NATO will hold large-scale exercises simulating Russian attack
NATO is to hold large-scale military exercises in February involving 90,000 military personnel to rehearse a scenario of a Russian attack on the territory of a NATO member.
Source: German press agency dpa, which learned the details on the sidelines of a meeting of the Alliance's top military representatives in Brussels; European Pravda; Bild
Details: The Western defence alliance wants to mobilise about 90,000 soldiers for training, making the manoeuvres the largest since the end of the Cold War.
The exercises, which are to begin in February, will be called Steadfast Defender and will focus on notification and the deployment of national and multinational ground forces.
A meeting of NATO defence ministers will also be held in Brussels in mid-February.
According to dpa, the scenario of the exercises envisages a Russian attack on the territory of NATO member states which leads to a declaration of "action" under Article 5 of the NATO Treaty.
Article 5 regulates the obligation to provide assistance within the Alliance and states that an armed attack on one or more Allies is considered an attack on them all.
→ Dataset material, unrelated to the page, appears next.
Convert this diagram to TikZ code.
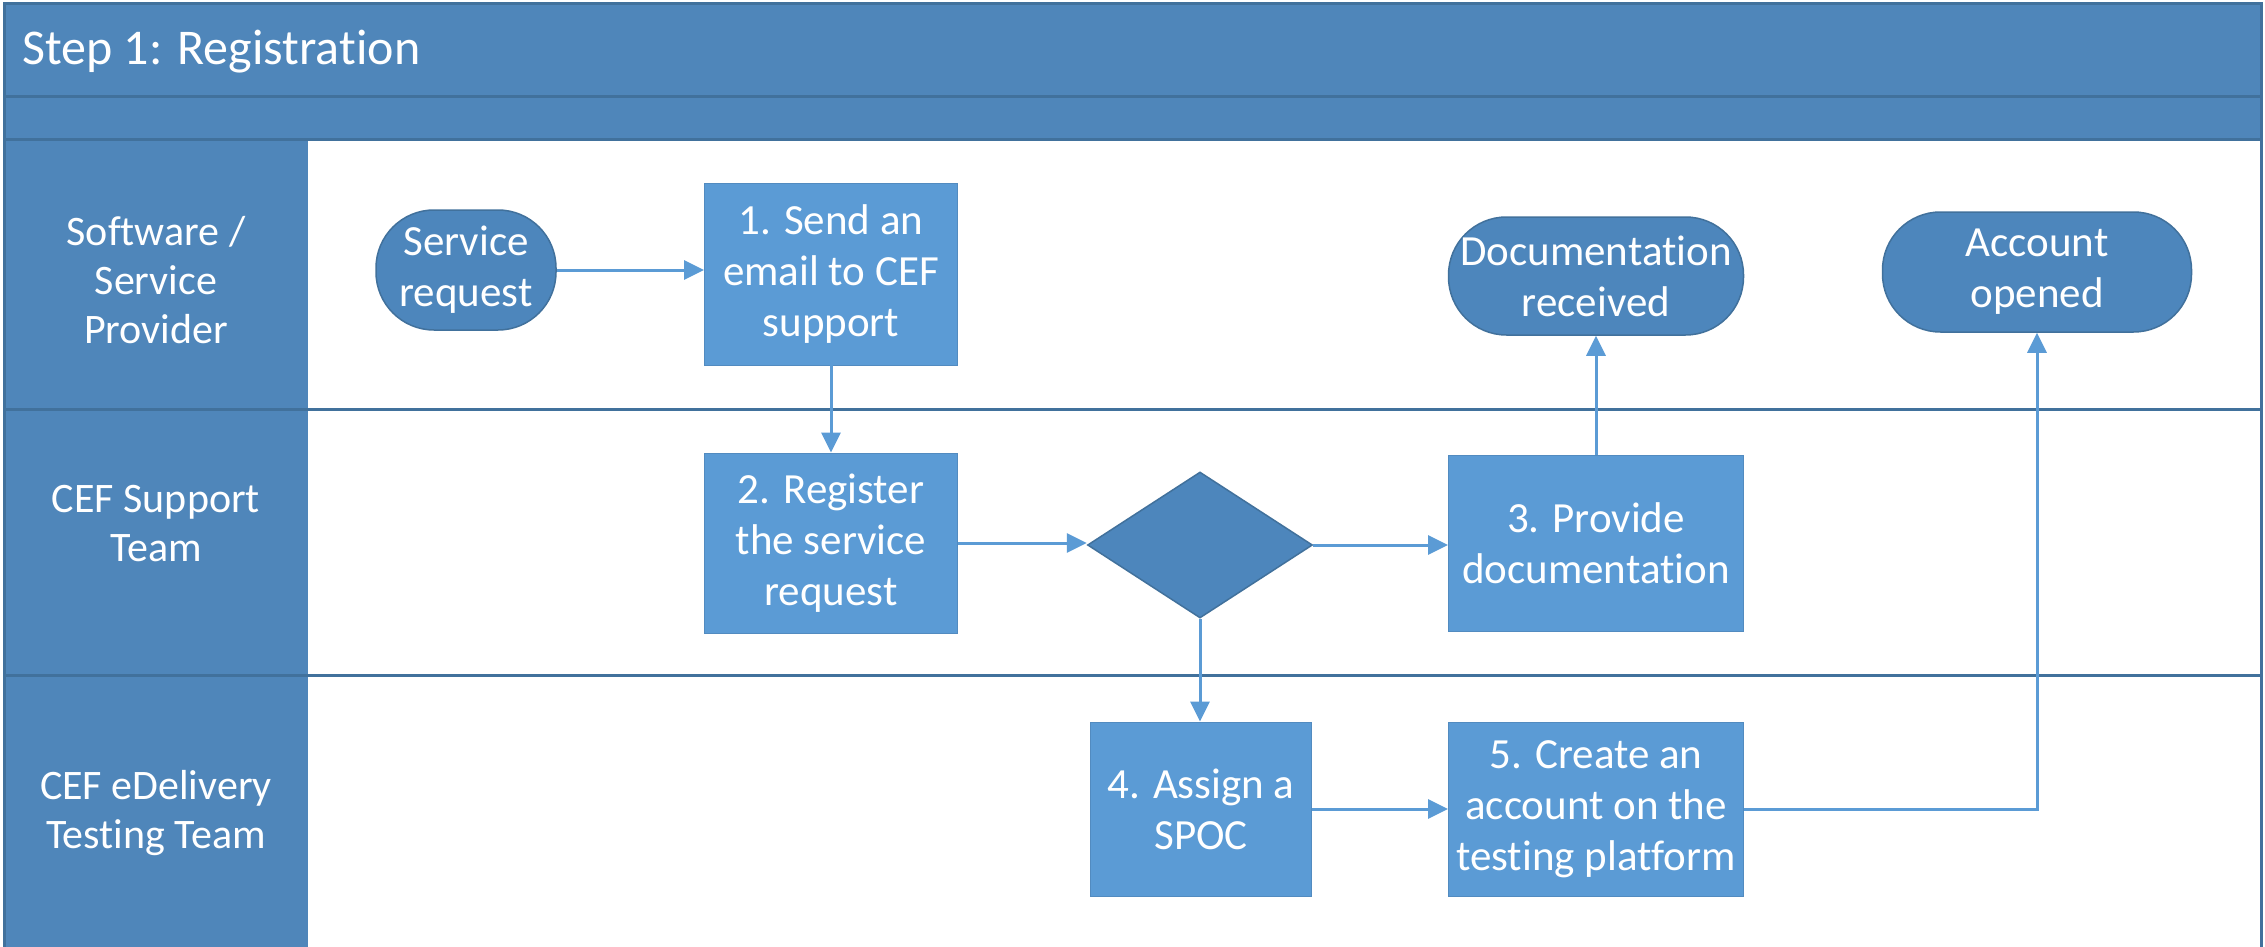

The last major manoeuvre of this kind took place in 1988.
NATO's largest exercise to date since the end of the Cold War was organised in 2018, with a focus on Norway. Trident Juncture 2018 involved about 51,000 soldiers.
The last NATO manoeuvres that were larger than the exercises now being planned took place before the collapse of the Soviet Union in 1991. At that time, among other things, there was a series of manoeuvres called Return of Forces to Germany. In 1988, for example, about 125,000 soldiers were involved.
Background:
- Bild reported that it had gained access to a secret Bundeswehr document – a training scenario that describes step by step how a military conflict between Russia and NATO could develop. The scenario describes the actions of Russia and the West month by month, culminating in the deployment of hundreds of thousands of NATO soldiers and the inevitable outbreak of war in the summer of 2025.
- Jānis Sārts, Director of the NATO Center of Excellence for Strategic Communications, said that the Bild article was based on a training scenario document.